Das Android der Autoindustrie will der chinesische Suchmaschinengigant Baidu mit seinem Projekt „Apollo“ werden. Bei dem Projekt für selbstfahrende Autos haben auch Daimler, Ford, der chinesische Hersteller Chery und andere unterschrieben. Schon 2020 sollen die Fahrzeuge selbstfahrend und überwiegend elektrisch über die Straßen rollen.

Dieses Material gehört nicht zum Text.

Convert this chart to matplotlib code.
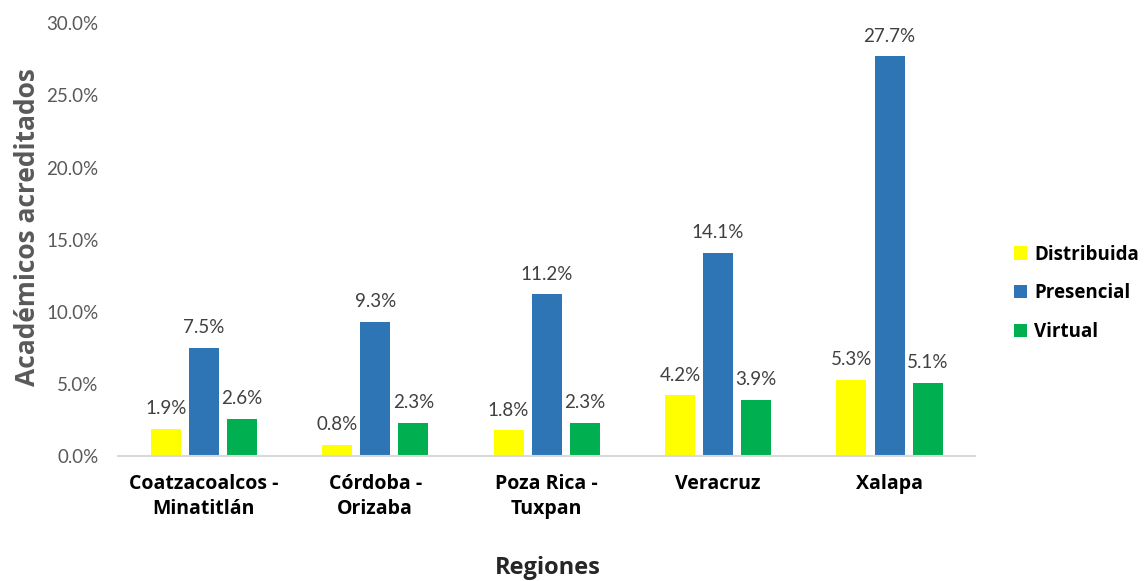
import matplotlib
matplotlib.use("Agg")
import matplotlib.pyplot as plt
import numpy as np
from matplotlib.ticker import PercentFormatter

plt.rcParams['font.family'] = ['Lato', 'DejaVu Sans']
bold_font = ['Open Sans', 'DejaVu Sans']

regiones = ["Coatzacoalcos -\nMinatitlán", "Córdoba -\nOrizaba", "Poza Rica -\nTuxpan", "Veracruz", "Xalapa"]
distribuida = [1.9, 0.8, 1.8, 4.2, 5.3]
presencial = [7.5, 9.3, 11.2, 14.1, 27.7]
virtual = [2.6, 2.3, 2.3, 3.9, 5.1]

series = [("Distribuida", distribuida, "#ffff00"),
          ("Presencial", presencial, "#2e75b6"),
          ("Virtual", virtual, "#00b050")]

fig = plt.figure(figsize=(11.46, 5.81), dpi=100)
ax = fig.add_axes([0.103, 0.215, 0.748, 0.745])

x = np.arange(len(regiones))
width = 0.175
offsets = [-0.222, 0, 0.222]
for (name, vals, color), off in zip(series, offsets):
    bars = ax.bar(x + off, vals, width, color=color, label=name)
    for b, v in zip(bars, vals):
        ax.text(b.get_x() + b.get_width() / 2, v + 0.8, "%.1f%%" % v,
                ha="center", va="bottom", fontsize=13.5, color="#404040")

ax.set_xlim(-0.5, 4.5)
ax.set_ylim(0, 30)
ax.set_yticks(np.arange(0, 31, 5))
ax.yaxis.set_major_formatter(PercentFormatter(decimals=1))
ax.set_xticks(x)
ax.set_xticklabels(regiones, fontsize=14, fontweight="bold", color="black",
                   family=bold_font, linespacing=1.3)
ax.tick_params(axis="y", labelsize=13.5, labelcolor="#595959", length=0, pad=14)
ax.tick_params(axis="x", length=0, pad=13)

for s in ["top", "right", "left"]:
    ax.spines[s].set_visible(False)
ax.spines["bottom"].set_color("#d9d9d9")
ax.spines["bottom"].set_linewidth(1.5)

ax.set_ylabel("Académicos acreditados", fontsize=19, fontweight="bold", color="#595959",
              family=bold_font, labelpad=4)
ax.yaxis.set_label_coords(-0.09, 0.53)
fig.text(0.478, 0.022, "Regiones", fontsize=17, fontweight="bold", color="#262626",
         ha="center", va="center", family=bold_font)

leg = ax.legend(loc="center left", bbox_to_anchor=(1.025, 0.376), frameon=False,
                prop={"size": 13.5, "weight": "bold", "family": bold_font},
                handlelength=0.7, handleheight=0.7, handletextpad=0.4, labelspacing=1.0)

fig.savefig("out.png", dpi=100)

Teslas Model S verfehlt bei Sicherheitstest Bestmarke

Zu internen Problemen kommen auch noch Einschläge von außen: Volvo, im Besitz des chinesischen Konzerns Geely, kündigte als erster Massenhersteller an, ab 2019 die Produktion neuer Modelle vollständig auf Hybrid- und Elektro-Autos umzustellen. Das verschärft die Konkurrenzsituation. China ist gerade dabei, sich zum größten Markt für Elektro-Autos zu etablieren. Außerdem verfehlte Teslas Model S bei einem Sicherheitstest des US-Versicherungsinstituts IIHS die Bestmarke

Reuters meldete dann unter Verweis auf vier Quellen am Donnerstag einen Vertrag über 20.000 Tonnen Kobalt zwischen der Minengesellschaft Glencore und dem chinesischen Batteriehersteller Contemporary Amperex. Der Nutznießer sei Volkswagen, die mit am Verhandlungstisch gesessen hätten, so ein Kobalt-Händler laut Reuters.

Kobalt ist ein wichtiger Bestandteil bei der Herstellung von Lithium-Ionen-Akkus. Diese Nachricht kam bei Tesla-Aktionären nicht gut an, nachdem Musk zuvor von Akku-Engpässen gesprochen hatte. VW – gebeutelt vom Niedergang des Diesels – will aggressiv im Elektro-Markt wachsen.

Ein Teil der schweren Tesla-Kursverluste ist sicherlich auch auf Gewinnmitnahmen zurückzuführen. Die Tesla-Aktie ist auch jetzt noch fast 50 Prozent teurer als vor einem Jahr. Was aber wiederum ein schlechtes Zeichen sein könnte: Am Freitag könnte der eine oder andere Investor auf die Idee kommen, sich diese Gewinne vorsichtshalber zu sichern, bevor die ersten Model-3-Exemplare die Werkshallen in Fremont verlassen und den Realitätstest bestehen müssen.

Die Einführung des SUV Model X war von Pannenserien begleitet, die Elon Musk dazu brachten, sich zu entschuldigen und zu versprechen, dass dies nicht wieder vorkommt. Das muss er jetzt unter Beweis stellen: der Tag der Wahrheit.